結果的には6位を走るトヨタカローラ名古屋レーシングチームの岩本選手に終始後ろに張り付かれる展開。パッシングポイントを塞ぐようにして走るのが精一杯の状況に陥っていた。本当に情けないやら申し訳ないやら……。一度は1コーナーでブレーキングをミスして前に出られてしまうが、3コーナーでふたたびインを取って元の順位に戻るということもあったほど。ギリギリのバトルが続いた。けれども、岩本選手がクリーンなレースを展開してくれたこともあって、お互いに無傷。サイド・バイ・サイドの走りをしながらも板金を必要としないレースは、辛かったが楽しめた。そうこうしているうちに2位を走るクルマがスローダウン。どうやら86のウイークポイントであるABSが壊れたらしく、戦線離脱したのだ。おかげで棚ぼたの4位を獲得。翌日に行なわれるレースは2列目からのスタートとなるからラッキーだ。
通せんぼ爺の始まり
日曜日に行なわれることになった決勝第2ヒート。前回の富士では午前、午後で2ヒートを走り切ることを強いられていたが、今回はひと晩休めただけありがたい。前日のレースを終えた直後は、腰が痛くて立っているのも辛いくらい疲れ切っていたが、ゆっくりと寝たおかげでそれも回復。それでも、オッサンにとってはかなり厳しい状況に変わりはないが……。
ただし、第2ヒートは2列目4番手からのスタートだ。再びロケットスタートをキメて前に出てやろうじゃないか! そんな意気込みで4番グリッドにつけば、狙った通りのスタート! 3位の選手を1コーナーで交わし、無理せずに2コーナーを脱出するほどだった。
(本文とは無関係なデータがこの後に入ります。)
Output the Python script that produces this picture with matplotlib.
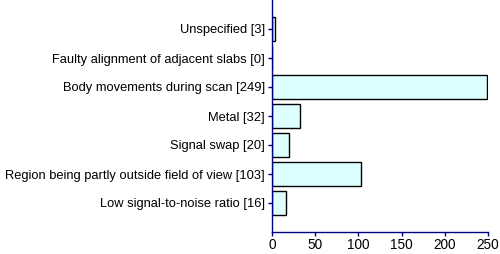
import matplotlib
matplotlib.use('Agg')
import matplotlib.pyplot as plt

# Data (top to bottom as in the chart)
categories = ['Unspecified', 'Faulty alignment of adjacent slabs', 'Body movements during scan',
              'Metal', 'Signal swap', 'Region being partly outside field of view',
              'Low signal-to-noise ratio']
counts = [3, 0, 249, 32, 20, 103, 16]
xticks = [0, 50, 100, 150, 200, 250]

plt.rcParams['font.family'] = ['Liberation Sans', 'DejaVu Sans']
navy = '#000080'

fig = plt.figure(figsize=(5.0, 2.54), dpi=100)
ax = fig.add_axes([272/500, 1 - 232/254, 216/500, 232/254])

labels = ['{0} [{1}]'.format(c, n) for c, n in zip(categories, counts)]
pos = list(range(len(categories)))[::-1]
ax.barh(pos, counts, height=0.85, color='#DDFFFF', edgecolor='black', linewidth=1.0)

ax.set_xlim(0, 250)
ax.set_ylim(-1, len(categories))
ax.set_xticks(xticks)
ax.set_yticks(pos)
ax.set_yticklabels(labels)

for s in ['top', 'right']:
    ax.spines[s].set_visible(False)
for s in ['left', 'bottom']:
    ax.spines[s].set_color(navy)
    ax.spines[s].set_linewidth(1.0)
    ax.spines[s].set_clip_on(False)
ax.tick_params(axis='both', colors=navy, labelcolor='black', labelsize=9.3, length=3, width=1, pad=2)
ax.tick_params(axis='x', labelsize=9.8, pad=1)

fig.savefig('out.png', dpi=100)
だが、考えてみれば、もっと抜けてもよかったかもしれない。菅生の1コーナーはグリッドからの距離が近く、スタートをキメて勢いをつけてもすぐにブレーキングという状況。これが富士とか十勝なら2位も夢じゃなかったかもしれない。それくらいスタートが上手くいったのだ。
けれども、そこから先は地獄の始まりだった。前日と同じく前を走るクルマには次第に置いていかれ、スリップストリーム圏内から外れてしまえばグッとペースが落ち込むような状況だったのだ。残り7ラップというピットからのサインボードを確認した時には、背後には5位から上がってきた前日同様の岩本選手が……。お互いに手の内を前日にさらしている相手なだけに、ちょっとブロックするのは難しいかも、なんて思っていた。
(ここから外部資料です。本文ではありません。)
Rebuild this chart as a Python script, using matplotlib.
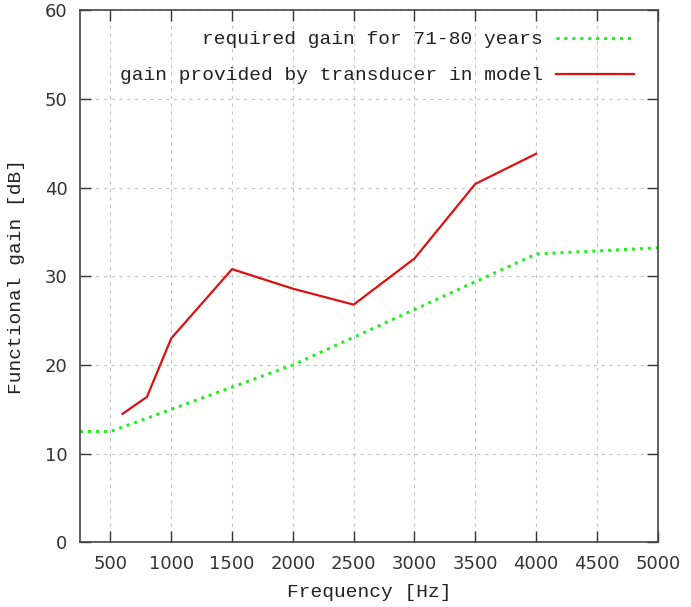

案の定、終盤にはクロスラインを取ってきた岩本選手が2コーナーのインをついて前へ。だが、直後の3コーナーで再びインを取り、何とかポジションをキープすることに成功した。その後は僕から後ろが数珠つなぎ。“通せんぼ爺”の始まりだ。情けないやら苦しいやらの展開だが、やるしかない! なにせ表彰台がかかっているのだから。最後は後ろがやり合ってくれて大島選手が浮上してきた。大島選手にもチェッカーまでピタリとマークされたが、何とか逃げ切ることができた。
結果として菅生で17ポイントを獲得。シリーズランキングは2位に浮上することができたが、トップとの差は16.5ポイント。まだまだ厳しい展開であることに変わりはない。しかし、イマイチ伸び悩んだレースにも関わらず、最低限の表彰台とシリーズランキングを1つ浮上させることができたことはわるくはなかった。けれども、今思えば予選ではじめからスリップストリームを使うなどの対策をすべきだったと反省するところはイッパイ。最後まで吹き荒れた風を味方につけられなかった菅生ラウンドだった。次戦のオートポリスではレースで旋風を巻き起こしたいものだ。